Companies are increasingly deploying sophisticated AI/ML applications for lead scoring, product recommendation, UI personalization, etc. 

Take AWS Personalize as an example. Amazon Personalize is a real-time personalization and content recommendation product under the hood that uses the same machine learning recommendation system that runs on Amazon.com. 

To train the AWS Personalize model, one has to send a feed of customer behavioral events (e.g., products they have searched for, clicked on, added to cart, etc.). The output of that model is then available over an API, which, when supplied with a user, can suggest the products that are most likely to interest them. Companies with data-science expertise often develop products like AWS personalize inhouse.

A key function of the customer data stack is to enable these real-time applications by getting data into them and ingesting the results that come out of them. The “real-time” part is critical because your users want to see recommendations and personalization based on what they are doing “right now,” not what they did days or even hours ago.

Conclusion: Why IT and Engineering Need to Own the Customer Data Stack

Even in a high-level breakdown of the ideal customer data stack, it’s clear that building and managing the architecture, pipeline, and actual data flows is complex, multifaceted work that impacts every part of the organization. The stakes are made even higher when you consider the implications of data security, especially in highly regulated industries. 

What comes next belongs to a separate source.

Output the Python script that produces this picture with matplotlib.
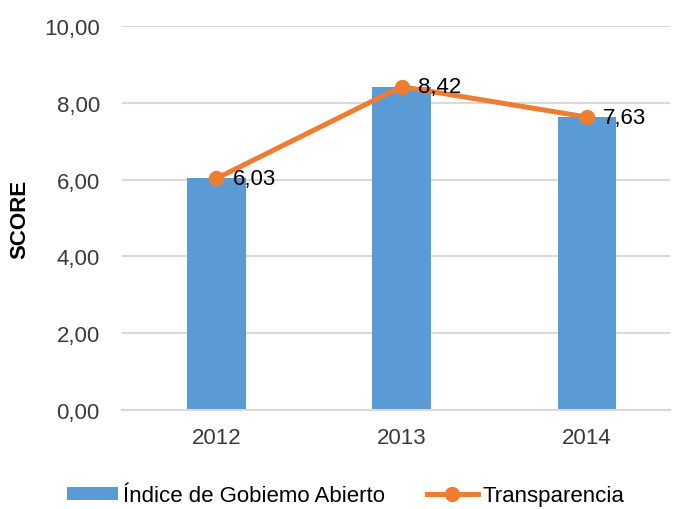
import matplotlib
matplotlib.use("Agg")
import matplotlib.pyplot as plt
import numpy as np

plt.rcParams['font.family'] = ['Liberation Sans', 'DejaVu Sans']

years = ['2012', '2013', '2014']
indice = [6.03, 8.42, 7.63]
transparencia = [6.03, 8.42, 7.63]
yticks = [0, 2, 4, 6, 8, 10]

fig = plt.figure(figsize=(6.73, 5.10), dpi=100)
ax = fig.add_axes([122 / 673, 1 - 411 / 510, 548 / 673, 384 / 510])

x = np.arange(len(years))
bars = ax.bar(x, indice, width=0.315, color='#5b9bd5', zorder=2,
              label='Índice de Gobiemo Abierto')
line, = ax.plot(x, transparencia, color='#ed7d31', lw=3.6, marker='o', ms=10,
                zorder=3, label='Transparencia')
for xi, v in zip(x, transparencia):
    ax.text(xi + 0.09, v, f'{v:.2f}'.replace('.', ','), fontsize=16,
            va='center', ha='left', zorder=4)

ax.set_xlim(-0.51, 2.45)
ax.set_ylim(0, 10)
ax.set_yticks(yticks)
ax.set_yticklabels([f'{t:.2f}'.replace('.', ',') for t in yticks])
ax.set_xticks(x)
ax.set_xticklabels(years)
ax.grid(axis='y', color='#d9d9d9', lw=1.5, zorder=0)
for s in ['top', 'right', 'left']:
    ax.spines[s].set_visible(False)
ax.spines['bottom'].set_color('#d9d9d9')
ax.spines['bottom'].set_linewidth(1.5)
ax.tick_params(axis='y', length=0, pad=16, labelsize=16, labelcolor='#3a3a3a')
ax.tick_params(axis='x', length=0, pad=12, labelsize=16, labelcolor='#3a3a3a')
ax.set_ylabel('SCORE', fontsize=16, fontweight='bold', labelpad=10)

fig.legend(handles=[bars, line], loc='center left',
           bbox_to_anchor=(67 / 673, 1 - 497 / 510), ncol=2,
           frameon=False, fontsize=16, handlelength=2.3, handleheight=0.55,
           columnspacing=1.9, handletextpad=0.2, borderpad=0, borderaxespad=0)

fig.savefig('out.png', dpi=100)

There are tools like CDPs, ML models, and enrichment services that perform individual functions well and can sometimes be managed by individual teams. Having multiple high-performance parts separated doesn’t mean you have a functional, high-performance engine. 

The teams best suited to rise to the occasion and build the engine are IT and engineering. In our experience, when companies acknowledge the immense challenge of fully leveraging customer data and involve IT and engineering directly in the building, management, and optimization of the customer data stack, silos are broken down, teams collaborate, and the organization as whole moves faster and achieves better results.